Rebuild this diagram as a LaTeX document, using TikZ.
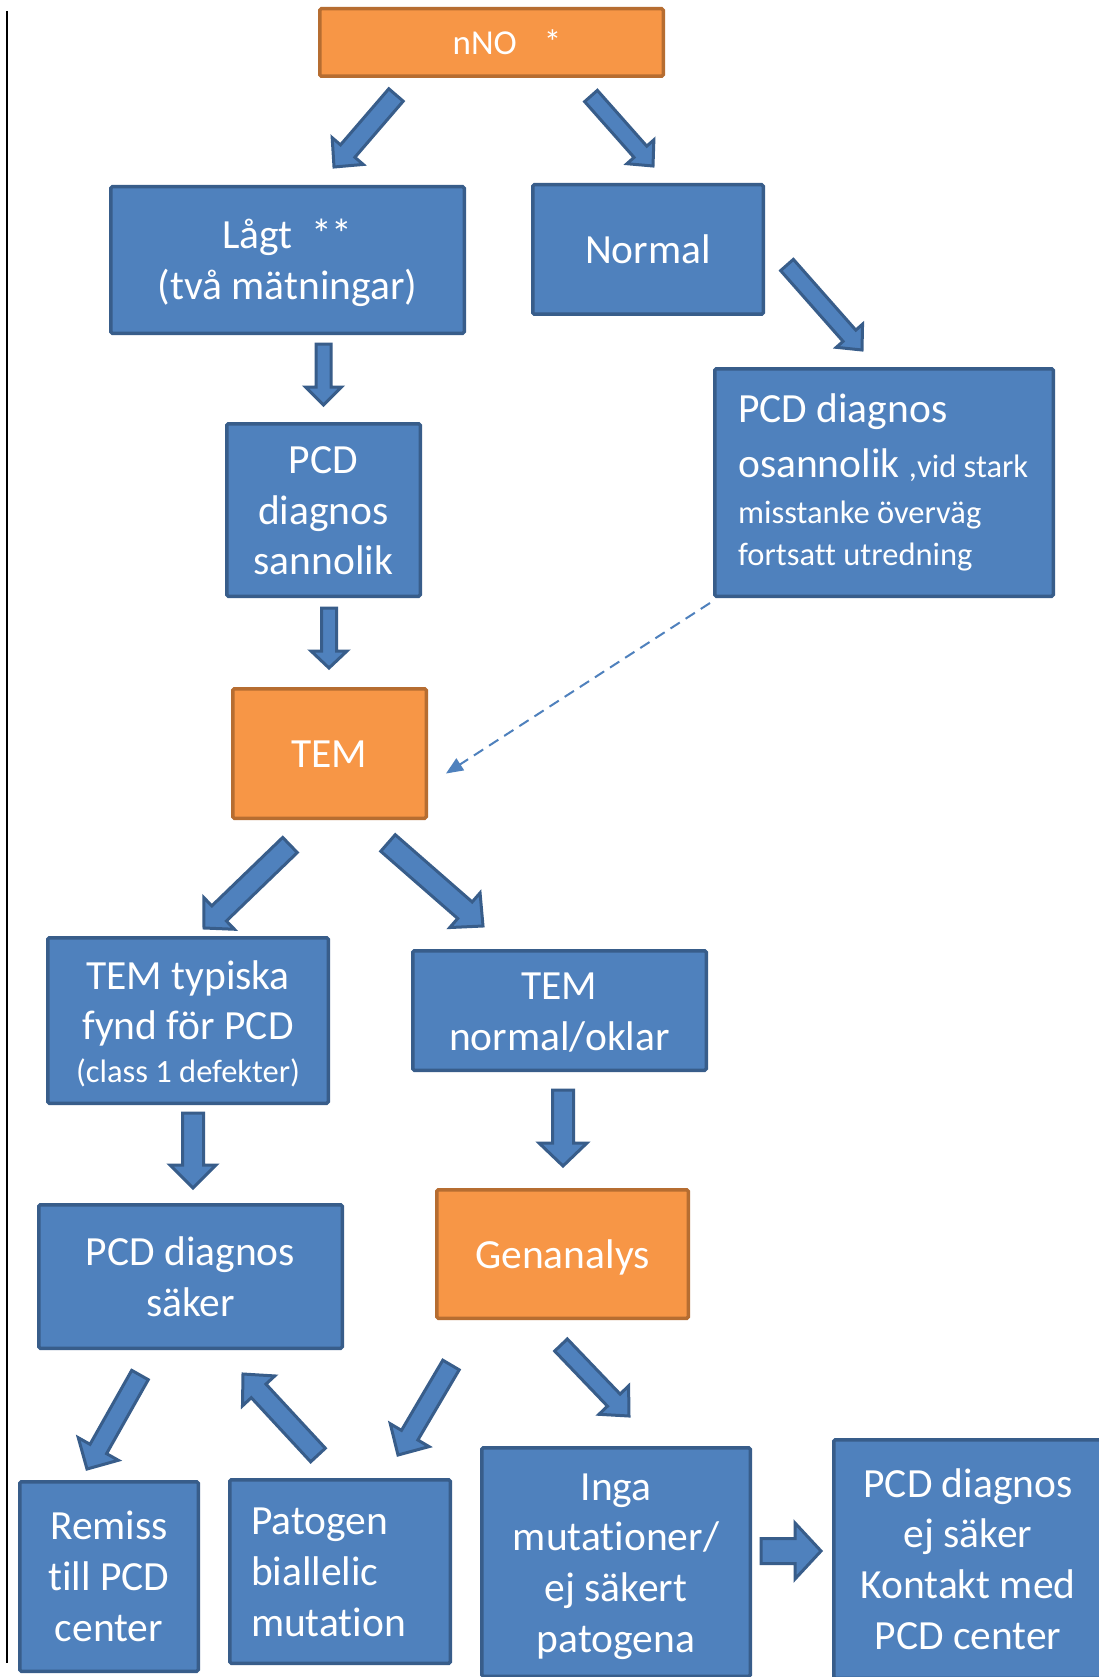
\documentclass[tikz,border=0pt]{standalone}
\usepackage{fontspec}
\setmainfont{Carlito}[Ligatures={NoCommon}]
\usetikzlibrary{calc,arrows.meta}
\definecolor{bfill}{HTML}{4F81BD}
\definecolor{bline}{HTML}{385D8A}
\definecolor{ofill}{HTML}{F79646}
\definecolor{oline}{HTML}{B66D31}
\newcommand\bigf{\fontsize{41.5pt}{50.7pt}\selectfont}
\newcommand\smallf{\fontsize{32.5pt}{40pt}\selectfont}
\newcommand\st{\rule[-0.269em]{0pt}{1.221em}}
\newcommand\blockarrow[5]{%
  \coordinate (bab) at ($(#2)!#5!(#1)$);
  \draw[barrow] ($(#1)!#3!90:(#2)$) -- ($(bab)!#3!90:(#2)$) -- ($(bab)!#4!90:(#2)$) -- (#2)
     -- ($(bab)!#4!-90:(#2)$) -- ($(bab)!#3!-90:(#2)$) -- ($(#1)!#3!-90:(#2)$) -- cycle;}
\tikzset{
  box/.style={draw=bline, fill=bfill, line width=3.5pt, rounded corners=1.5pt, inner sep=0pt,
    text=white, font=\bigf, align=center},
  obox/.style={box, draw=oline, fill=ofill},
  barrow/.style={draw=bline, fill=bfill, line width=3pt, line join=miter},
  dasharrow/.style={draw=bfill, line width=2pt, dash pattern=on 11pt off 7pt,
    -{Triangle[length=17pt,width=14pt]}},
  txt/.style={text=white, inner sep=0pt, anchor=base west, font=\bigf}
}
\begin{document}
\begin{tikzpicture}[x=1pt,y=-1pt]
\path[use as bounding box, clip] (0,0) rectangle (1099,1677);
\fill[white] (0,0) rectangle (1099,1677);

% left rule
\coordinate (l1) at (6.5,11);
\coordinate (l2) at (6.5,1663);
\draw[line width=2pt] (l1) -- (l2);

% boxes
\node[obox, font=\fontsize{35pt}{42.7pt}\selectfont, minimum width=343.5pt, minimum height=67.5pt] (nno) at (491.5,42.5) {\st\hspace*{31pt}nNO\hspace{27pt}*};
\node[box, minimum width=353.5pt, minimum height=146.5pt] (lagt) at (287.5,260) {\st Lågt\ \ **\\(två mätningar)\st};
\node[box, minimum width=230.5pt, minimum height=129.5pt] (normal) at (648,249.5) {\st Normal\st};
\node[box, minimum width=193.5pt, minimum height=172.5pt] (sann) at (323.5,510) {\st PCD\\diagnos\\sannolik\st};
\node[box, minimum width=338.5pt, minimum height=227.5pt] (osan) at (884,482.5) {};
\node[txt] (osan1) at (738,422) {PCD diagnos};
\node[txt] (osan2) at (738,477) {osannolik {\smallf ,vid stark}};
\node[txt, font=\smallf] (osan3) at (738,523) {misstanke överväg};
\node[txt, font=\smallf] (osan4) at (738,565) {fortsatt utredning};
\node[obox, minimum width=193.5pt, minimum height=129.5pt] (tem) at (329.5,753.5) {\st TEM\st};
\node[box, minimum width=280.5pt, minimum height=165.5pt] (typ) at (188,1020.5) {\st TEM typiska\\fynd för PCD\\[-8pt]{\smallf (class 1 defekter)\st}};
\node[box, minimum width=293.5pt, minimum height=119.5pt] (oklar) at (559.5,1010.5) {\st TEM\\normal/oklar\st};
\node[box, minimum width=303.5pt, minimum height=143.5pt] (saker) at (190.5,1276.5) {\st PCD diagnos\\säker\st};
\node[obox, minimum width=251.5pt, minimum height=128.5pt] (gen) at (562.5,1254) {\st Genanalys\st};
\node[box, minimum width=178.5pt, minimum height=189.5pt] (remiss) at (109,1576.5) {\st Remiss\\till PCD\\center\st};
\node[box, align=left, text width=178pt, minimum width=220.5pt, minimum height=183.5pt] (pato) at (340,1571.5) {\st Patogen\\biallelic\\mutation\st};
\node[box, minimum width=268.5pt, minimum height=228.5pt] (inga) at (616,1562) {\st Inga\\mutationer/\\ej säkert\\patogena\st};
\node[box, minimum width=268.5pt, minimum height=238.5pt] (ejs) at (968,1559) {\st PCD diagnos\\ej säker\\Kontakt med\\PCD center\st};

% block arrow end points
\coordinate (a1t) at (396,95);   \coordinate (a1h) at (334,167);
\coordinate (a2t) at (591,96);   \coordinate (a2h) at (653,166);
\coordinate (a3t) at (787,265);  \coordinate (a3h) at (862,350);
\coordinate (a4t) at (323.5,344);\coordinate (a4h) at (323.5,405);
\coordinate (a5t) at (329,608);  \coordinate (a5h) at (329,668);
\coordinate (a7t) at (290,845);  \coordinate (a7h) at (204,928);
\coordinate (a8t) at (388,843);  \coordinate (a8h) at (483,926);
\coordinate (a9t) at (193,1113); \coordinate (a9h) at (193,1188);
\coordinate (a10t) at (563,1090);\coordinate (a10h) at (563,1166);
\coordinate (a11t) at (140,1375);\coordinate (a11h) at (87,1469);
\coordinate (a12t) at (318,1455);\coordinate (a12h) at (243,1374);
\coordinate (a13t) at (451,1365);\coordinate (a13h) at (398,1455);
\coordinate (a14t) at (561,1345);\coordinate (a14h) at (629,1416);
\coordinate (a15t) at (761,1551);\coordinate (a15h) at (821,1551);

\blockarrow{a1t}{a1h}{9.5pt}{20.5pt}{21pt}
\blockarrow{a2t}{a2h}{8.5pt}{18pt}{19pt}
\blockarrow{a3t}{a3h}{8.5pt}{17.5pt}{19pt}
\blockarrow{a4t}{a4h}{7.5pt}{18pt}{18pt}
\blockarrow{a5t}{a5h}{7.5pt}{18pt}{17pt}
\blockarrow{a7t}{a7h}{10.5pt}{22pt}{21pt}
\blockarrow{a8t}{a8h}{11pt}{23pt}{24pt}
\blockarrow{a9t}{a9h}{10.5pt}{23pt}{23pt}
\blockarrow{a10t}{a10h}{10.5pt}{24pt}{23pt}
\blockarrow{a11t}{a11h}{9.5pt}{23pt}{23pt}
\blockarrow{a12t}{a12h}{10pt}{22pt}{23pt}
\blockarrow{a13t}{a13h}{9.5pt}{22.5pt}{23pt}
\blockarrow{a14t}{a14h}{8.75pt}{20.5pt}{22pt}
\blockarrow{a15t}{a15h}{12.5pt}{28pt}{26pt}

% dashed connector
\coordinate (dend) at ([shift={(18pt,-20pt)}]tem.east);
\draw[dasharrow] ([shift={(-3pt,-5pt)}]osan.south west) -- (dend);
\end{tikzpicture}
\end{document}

========================

All of the lines above should be retyped precisely, apart from the pictures.

• [The response]:
Rebuild this diagram as a LaTeX document, using TikZ.
\documentclass[tikz,border=0pt]{standalone}
\usepackage{fontspec}
\setmainfont{Carlito}[Ligatures={NoCommon}]
\usetikzlibrary{calc,arrows.meta}
\definecolor{bfill}{HTML}{4F81BD}
\definecolor{bline}{HTML}{385D8A}
\definecolor{ofill}{HTML}{F79646}
\definecolor{oline}{HTML}{B66D31}
\newcommand\bigf{\fontsize{41.5pt}{50.7pt}\selectfont}
\newcommand\smallf{\fontsize{32.5pt}{40pt}\selectfont}
\newcommand\st{\rule[-0.269em]{0pt}{1.221em}}
\newcommand\blockarrow[5]{%
  \coordinate (bab) at ($(#2)!#5!(#1)$);
  \draw[barrow] ($(#1)!#3!90:(#2)$) -- ($(bab)!#3!90:(#2)$) -- ($(bab)!#4!90:(#2)$) -- (#2)
     -- ($(bab)!#4!-90:(#2)$) -- ($(bab)!#3!-90:(#2)$) -- ($(#1)!#3!-90:(#2)$) -- cycle;}
\tikzset{
  box/.style={draw=bline, fill=bfill, line width=3.5pt, rounded corners=1.5pt, inner sep=0pt,
    text=white, font=\bigf, align=center},
  obox/.style={box, draw=oline, fill=ofill},
  barrow/.style={draw=bline, fill=bfill, line width=3pt, line join=miter},
  dasharrow/.style={draw=bfill, line width=2pt, dash pattern=on 11pt off 7pt,
    -{Triangle[length=17pt,width=14pt]}},
  txt/.style={text=white, inner sep=0pt, anchor=base west, font=\bigf}
}
\begin{document}
\begin{tikzpicture}[x=1pt,y=-1pt]
\path[use as bounding box, clip] (0,0) rectangle (1099,1677);
\fill[white] (0,0) rectangle (1099,1677);

% left rule
\coordinate (l1) at (6.5,11);
\coordinate (l2) at (6.5,1663);
\draw[line width=2pt] (l1) -- (l2);

% boxes
\node[obox, font=\fontsize{35pt}{42.7pt}\selectfont, minimum width=343.5pt, minimum height=67.5pt] (nno) at (491.5,42.5) {\st\hspace*{31pt}nNO\hspace{27pt}*};
\node[box, minimum width=353.5pt, minimum height=146.5pt] (lagt) at (287.5,260) {\st Lågt\ \ **\\(två mätningar)\st};
\node[box, minimum width=230.5pt, minimum height=129.5pt] (normal) at (648,249.5) {\st Normal\st};
\node[box, minimum width=193.5pt, minimum height=172.5pt] (sann) at (323.5,510) {\st PCD\\diagnos\\sannolik\st};
\node[box, minimum width=338.5pt, minimum height=227.5pt] (osan) at (884,482.5) {};
\node[txt] (osan1) at (738,422) {PCD diagnos};
\node[txt] (osan2) at (738,477) {osannolik {\smallf ,vid stark}};
\node[txt, font=\smallf] (osan3) at (738,523) {misstanke överväg};
\node[txt, font=\smallf] (osan4) at (738,565) {fortsatt utredning};
\node[obox, minimum width=193.5pt, minimum height=129.5pt] (tem) at (329.5,753.5) {\st TEM\st};
\node[box, minimum width=280.5pt, minimum height=165.5pt] (typ) at (188,1020.5) {\st TEM typiska\\fynd för PCD\\[-8pt]{\smallf (class 1 defekter)\st}};
\node[box, minimum width=293.5pt, minimum height=119.5pt] (oklar) at (559.5,1010.5) {\st TEM\\normal/oklar\st};
\node[box, minimum width=303.5pt, minimum height=143.5pt] (saker) at (190.5,1276.5) {\st PCD diagnos\\säker\st};
\node[obox, minimum width=251.5pt, minimum height=128.5pt] (gen) at (562.5,1254) {\st Genanalys\st};
\node[box, minimum width=178.5pt, minimum height=189.5pt] (remiss) at (109,1576.5) {\st Remiss\\till PCD\\center\st};
\node[box, align=left, text width=178pt, minimum width=220.5pt, minimum height=183.5pt] (pato) at (340,1571.5) {\st Patogen\\biallelic\\mutation\st};
\node[box, minimum width=268.5pt, minimum height=228.5pt] (inga) at (616,1562) {\st Inga\\mutationer/\\ej säkert\\patogena\st};
\node[box, minimum width=268.5pt, minimum height=238.5pt] (ejs) at (968,1559) {\st PCD diagnos\\ej säker\\Kontakt med\\PCD center\st};

% block arrow end points
\coordinate (a1t) at (396,95);   \coordinate (a1h) at (334,167);
\coordinate (a2t) at (591,96);   \coordinate (a2h) at (653,166);
\coordinate (a3t) at (787,265);  \coordinate (a3h) at (862,350);
\coordinate (a4t) at (323.5,344);\coordinate (a4h) at (323.5,405);
\coordinate (a5t) at (329,608);  \coordinate (a5h) at (329,668);
\coordinate (a7t) at (290,845);  \coordinate (a7h) at (204,928);
\coordinate (a8t) at (388,843);  \coordinate (a8h) at (483,926);
\coordinate (a9t) at (193,1113); \coordinate (a9h) at (193,1188);
\coordinate (a10t) at (563,1090);\coordinate (a10h) at (563,1166);
\coordinate (a11t) at (140,1375);\coordinate (a11h) at (87,1469);
\coordinate (a12t) at (318,1455);\coordinate (a12h) at (243,1374);
\coordinate (a13t) at (451,1365);\coordinate (a13h) at (398,1455);
\coordinate (a14t) at (561,1345);\coordinate (a14h) at (629,1416);
\coordinate (a15t) at (761,1551);\coordinate (a15h) at (821,1551);

\blockarrow{a1t}{a1h}{9.5pt}{20.5pt}{21pt}
\blockarrow{a2t}{a2h}{8.5pt}{18pt}{19pt}
\blockarrow{a3t}{a3h}{8.5pt}{17.5pt}{19pt}
\blockarrow{a4t}{a4h}{7.5pt}{18pt}{18pt}
\blockarrow{a5t}{a5h}{7.5pt}{18pt}{17pt}
\blockarrow{a7t}{a7h}{10.5pt}{22pt}{21pt}
\blockarrow{a8t}{a8h}{11pt}{23pt}{24pt}
\blockarrow{a9t}{a9h}{10.5pt}{23pt}{23pt}
\blockarrow{a10t}{a10h}{10.5pt}{24pt}{23pt}
\blockarrow{a11t}{a11h}{9.5pt}{23pt}{23pt}
\blockarrow{a12t}{a12h}{10pt}{22pt}{23pt}
\blockarrow{a13t}{a13h}{9.5pt}{22.5pt}{23pt}
\blockarrow{a14t}{a14h}{8.75pt}{20.5pt}{22pt}
\blockarrow{a15t}{a15h}{12.5pt}{28pt}{26pt}

% dashed connector
\coordinate (dend) at ([shift={(18pt,-20pt)}]tem.east);
\draw[dasharrow] ([shift={(-3pt,-5pt)}]osan.south west) -- (dend);
\end{tikzpicture}
\end{document}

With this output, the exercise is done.